The lines to extract run from the first line of the material below to the line containing "from matplotlib.patches import", both included; leave the pictures behind.

-------------------------

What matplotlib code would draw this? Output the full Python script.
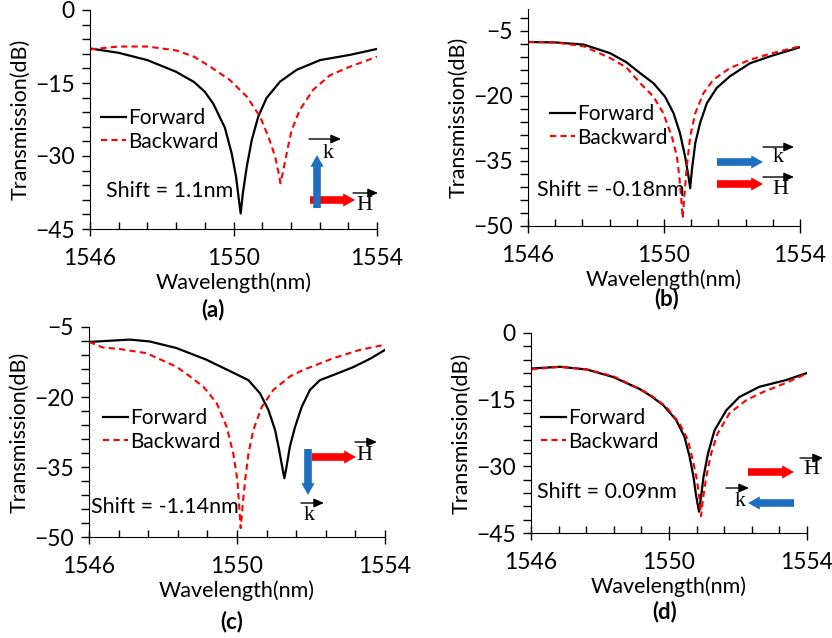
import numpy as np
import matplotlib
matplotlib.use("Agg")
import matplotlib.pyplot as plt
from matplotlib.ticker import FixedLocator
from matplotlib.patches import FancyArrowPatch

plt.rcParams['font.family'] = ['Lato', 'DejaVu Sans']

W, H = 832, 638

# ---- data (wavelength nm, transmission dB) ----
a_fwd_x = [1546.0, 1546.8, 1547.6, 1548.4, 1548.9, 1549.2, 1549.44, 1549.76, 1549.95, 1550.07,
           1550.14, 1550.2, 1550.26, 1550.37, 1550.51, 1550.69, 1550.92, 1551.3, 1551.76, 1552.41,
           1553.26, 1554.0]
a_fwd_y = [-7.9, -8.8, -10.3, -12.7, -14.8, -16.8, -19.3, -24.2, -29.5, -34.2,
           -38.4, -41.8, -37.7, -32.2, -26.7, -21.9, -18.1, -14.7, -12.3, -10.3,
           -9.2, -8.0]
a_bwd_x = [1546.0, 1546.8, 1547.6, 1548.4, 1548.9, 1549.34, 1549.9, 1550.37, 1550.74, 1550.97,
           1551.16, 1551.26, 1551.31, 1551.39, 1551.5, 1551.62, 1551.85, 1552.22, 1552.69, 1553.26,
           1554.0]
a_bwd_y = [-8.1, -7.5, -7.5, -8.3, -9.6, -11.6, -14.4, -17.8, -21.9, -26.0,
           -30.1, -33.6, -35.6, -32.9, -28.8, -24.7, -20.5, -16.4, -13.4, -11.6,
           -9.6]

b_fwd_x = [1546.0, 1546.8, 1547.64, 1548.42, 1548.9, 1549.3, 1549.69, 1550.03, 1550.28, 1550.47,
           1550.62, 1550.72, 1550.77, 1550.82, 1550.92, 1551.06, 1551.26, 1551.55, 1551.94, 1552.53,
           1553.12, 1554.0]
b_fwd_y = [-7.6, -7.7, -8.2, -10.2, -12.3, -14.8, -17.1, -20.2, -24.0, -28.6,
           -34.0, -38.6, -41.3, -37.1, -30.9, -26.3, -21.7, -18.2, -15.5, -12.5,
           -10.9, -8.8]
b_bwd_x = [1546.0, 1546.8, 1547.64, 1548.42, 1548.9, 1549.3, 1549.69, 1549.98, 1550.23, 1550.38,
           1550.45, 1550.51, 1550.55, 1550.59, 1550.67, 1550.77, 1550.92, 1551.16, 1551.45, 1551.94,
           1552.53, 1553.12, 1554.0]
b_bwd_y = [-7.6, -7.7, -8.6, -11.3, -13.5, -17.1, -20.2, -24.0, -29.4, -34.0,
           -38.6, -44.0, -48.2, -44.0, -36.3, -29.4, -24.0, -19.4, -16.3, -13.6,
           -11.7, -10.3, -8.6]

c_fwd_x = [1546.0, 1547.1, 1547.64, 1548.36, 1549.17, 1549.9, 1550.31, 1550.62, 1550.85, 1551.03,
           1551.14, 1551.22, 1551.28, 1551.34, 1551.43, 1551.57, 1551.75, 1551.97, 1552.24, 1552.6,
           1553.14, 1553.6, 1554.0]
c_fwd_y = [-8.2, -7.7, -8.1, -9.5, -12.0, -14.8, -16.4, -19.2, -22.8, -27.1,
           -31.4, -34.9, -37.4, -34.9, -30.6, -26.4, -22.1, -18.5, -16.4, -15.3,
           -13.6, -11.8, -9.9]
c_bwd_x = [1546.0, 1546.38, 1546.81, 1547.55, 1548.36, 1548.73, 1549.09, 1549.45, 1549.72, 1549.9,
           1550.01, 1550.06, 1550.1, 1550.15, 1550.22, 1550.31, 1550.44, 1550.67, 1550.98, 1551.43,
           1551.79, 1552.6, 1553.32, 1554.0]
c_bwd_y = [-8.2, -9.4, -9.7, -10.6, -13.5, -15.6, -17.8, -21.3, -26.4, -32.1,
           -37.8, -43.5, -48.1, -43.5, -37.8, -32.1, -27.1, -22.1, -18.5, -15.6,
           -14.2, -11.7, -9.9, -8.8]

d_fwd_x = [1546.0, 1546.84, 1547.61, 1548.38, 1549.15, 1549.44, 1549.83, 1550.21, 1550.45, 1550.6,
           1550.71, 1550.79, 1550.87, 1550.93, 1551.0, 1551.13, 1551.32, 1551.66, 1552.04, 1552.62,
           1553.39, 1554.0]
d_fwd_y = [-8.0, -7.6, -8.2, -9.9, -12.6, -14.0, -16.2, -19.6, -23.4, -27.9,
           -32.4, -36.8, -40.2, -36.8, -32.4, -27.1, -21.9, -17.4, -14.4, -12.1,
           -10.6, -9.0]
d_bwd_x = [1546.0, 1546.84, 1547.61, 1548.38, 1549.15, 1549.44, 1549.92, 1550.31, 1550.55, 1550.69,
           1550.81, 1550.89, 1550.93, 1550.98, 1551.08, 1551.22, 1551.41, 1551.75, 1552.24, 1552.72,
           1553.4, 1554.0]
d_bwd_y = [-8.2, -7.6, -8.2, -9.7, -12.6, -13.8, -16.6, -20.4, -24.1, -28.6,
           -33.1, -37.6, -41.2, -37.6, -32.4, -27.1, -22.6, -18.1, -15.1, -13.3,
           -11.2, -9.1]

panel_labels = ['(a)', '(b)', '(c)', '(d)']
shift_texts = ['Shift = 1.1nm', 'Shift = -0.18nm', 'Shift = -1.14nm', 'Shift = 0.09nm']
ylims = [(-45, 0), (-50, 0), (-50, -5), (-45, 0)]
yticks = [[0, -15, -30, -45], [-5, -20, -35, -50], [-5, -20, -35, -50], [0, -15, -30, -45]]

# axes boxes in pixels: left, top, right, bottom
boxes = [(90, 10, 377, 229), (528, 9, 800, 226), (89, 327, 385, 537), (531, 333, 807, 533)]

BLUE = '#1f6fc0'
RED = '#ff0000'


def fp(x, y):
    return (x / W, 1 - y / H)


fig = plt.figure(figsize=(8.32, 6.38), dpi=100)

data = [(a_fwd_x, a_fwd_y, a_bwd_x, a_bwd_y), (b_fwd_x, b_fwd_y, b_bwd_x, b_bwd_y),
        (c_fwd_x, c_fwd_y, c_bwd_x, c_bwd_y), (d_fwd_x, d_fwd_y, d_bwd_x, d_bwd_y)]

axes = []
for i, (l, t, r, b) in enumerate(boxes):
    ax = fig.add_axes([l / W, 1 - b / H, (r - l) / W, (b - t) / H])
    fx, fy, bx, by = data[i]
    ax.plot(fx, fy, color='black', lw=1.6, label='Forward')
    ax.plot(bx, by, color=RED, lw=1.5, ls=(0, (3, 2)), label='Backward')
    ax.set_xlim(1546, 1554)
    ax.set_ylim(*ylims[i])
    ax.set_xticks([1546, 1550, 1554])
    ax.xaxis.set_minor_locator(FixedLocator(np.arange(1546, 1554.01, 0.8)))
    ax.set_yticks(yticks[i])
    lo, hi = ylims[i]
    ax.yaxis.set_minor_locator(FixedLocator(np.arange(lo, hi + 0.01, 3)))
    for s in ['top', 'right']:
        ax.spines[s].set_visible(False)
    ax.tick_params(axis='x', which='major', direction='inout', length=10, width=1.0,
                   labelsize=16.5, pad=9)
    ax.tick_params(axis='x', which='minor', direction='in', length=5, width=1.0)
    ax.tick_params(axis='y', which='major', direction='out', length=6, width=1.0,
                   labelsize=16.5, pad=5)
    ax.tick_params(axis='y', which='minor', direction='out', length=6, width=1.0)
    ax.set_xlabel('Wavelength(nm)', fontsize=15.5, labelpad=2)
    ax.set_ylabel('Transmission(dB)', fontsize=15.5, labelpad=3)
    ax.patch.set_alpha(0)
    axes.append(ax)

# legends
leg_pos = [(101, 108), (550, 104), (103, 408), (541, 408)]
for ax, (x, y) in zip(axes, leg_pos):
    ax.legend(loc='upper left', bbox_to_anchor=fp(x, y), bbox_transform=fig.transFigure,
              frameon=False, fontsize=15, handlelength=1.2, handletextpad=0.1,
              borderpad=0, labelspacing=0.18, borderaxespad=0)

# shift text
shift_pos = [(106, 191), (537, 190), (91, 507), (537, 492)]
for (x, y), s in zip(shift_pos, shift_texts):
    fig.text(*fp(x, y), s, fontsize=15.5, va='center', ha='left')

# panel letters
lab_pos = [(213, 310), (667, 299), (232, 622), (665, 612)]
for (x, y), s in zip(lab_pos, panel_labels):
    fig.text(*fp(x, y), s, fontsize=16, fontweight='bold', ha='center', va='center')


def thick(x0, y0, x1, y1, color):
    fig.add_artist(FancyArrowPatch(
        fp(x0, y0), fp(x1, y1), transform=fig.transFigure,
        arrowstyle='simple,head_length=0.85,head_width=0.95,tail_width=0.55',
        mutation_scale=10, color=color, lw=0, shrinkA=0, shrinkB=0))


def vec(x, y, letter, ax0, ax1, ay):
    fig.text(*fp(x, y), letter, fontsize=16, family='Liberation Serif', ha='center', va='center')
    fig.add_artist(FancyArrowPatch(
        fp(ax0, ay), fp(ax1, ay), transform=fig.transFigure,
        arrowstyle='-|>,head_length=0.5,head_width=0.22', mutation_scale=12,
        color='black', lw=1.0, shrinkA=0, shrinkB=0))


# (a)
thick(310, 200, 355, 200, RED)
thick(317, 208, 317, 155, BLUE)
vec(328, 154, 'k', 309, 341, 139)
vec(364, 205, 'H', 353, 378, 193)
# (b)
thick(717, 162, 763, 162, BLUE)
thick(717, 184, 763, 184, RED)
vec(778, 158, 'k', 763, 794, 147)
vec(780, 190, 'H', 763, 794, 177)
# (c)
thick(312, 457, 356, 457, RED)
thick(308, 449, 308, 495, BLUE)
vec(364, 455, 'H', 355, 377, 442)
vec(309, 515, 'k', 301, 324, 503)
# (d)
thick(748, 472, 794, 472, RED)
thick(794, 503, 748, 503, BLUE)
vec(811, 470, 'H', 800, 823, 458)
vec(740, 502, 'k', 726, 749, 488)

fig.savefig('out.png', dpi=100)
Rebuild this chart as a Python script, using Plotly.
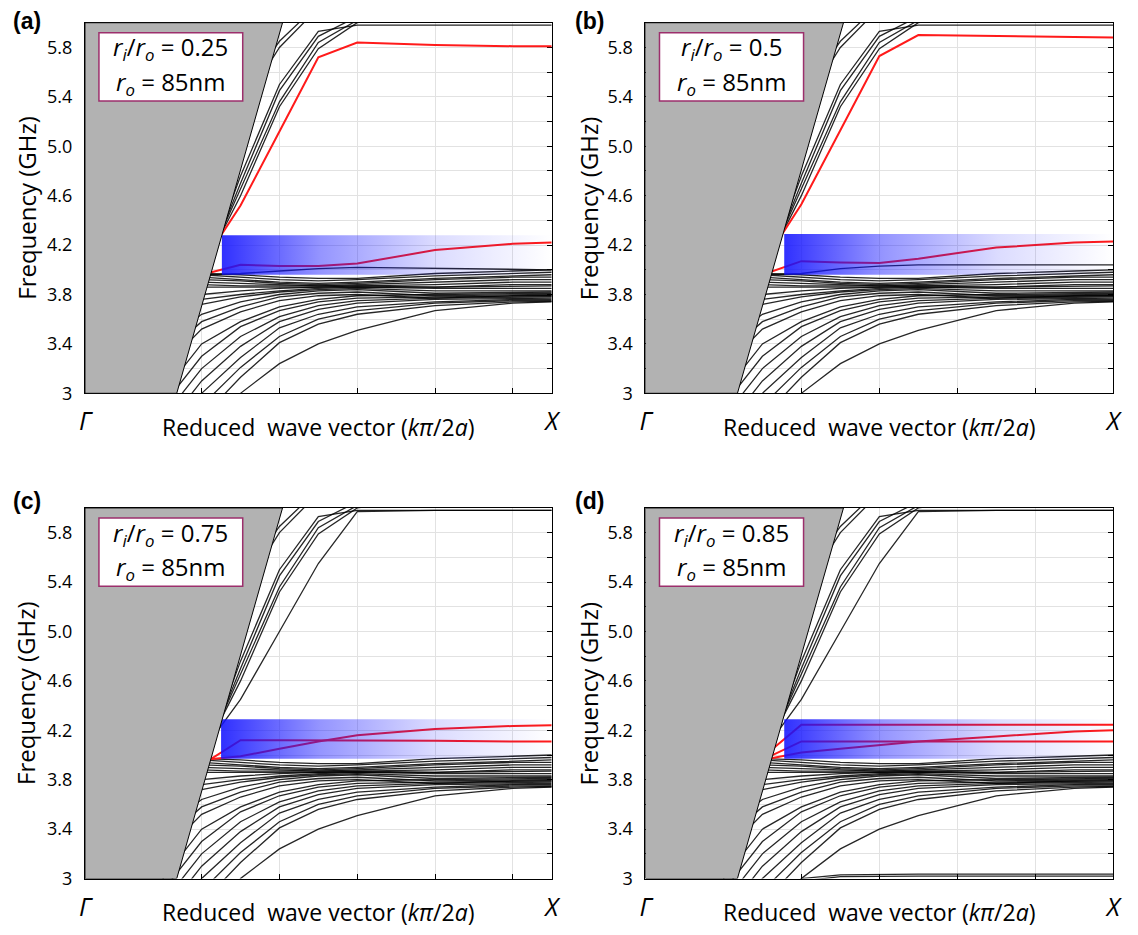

-------------------------

• OUTPUT BELOW
What matplotlib code would draw this? Output the full Python script.
import numpy as np
import matplotlib
matplotlib.use("Agg")
import matplotlib.pyplot as plt
from matplotlib.ticker import FixedLocator
from matplotlib.patches import FancyArrowPatch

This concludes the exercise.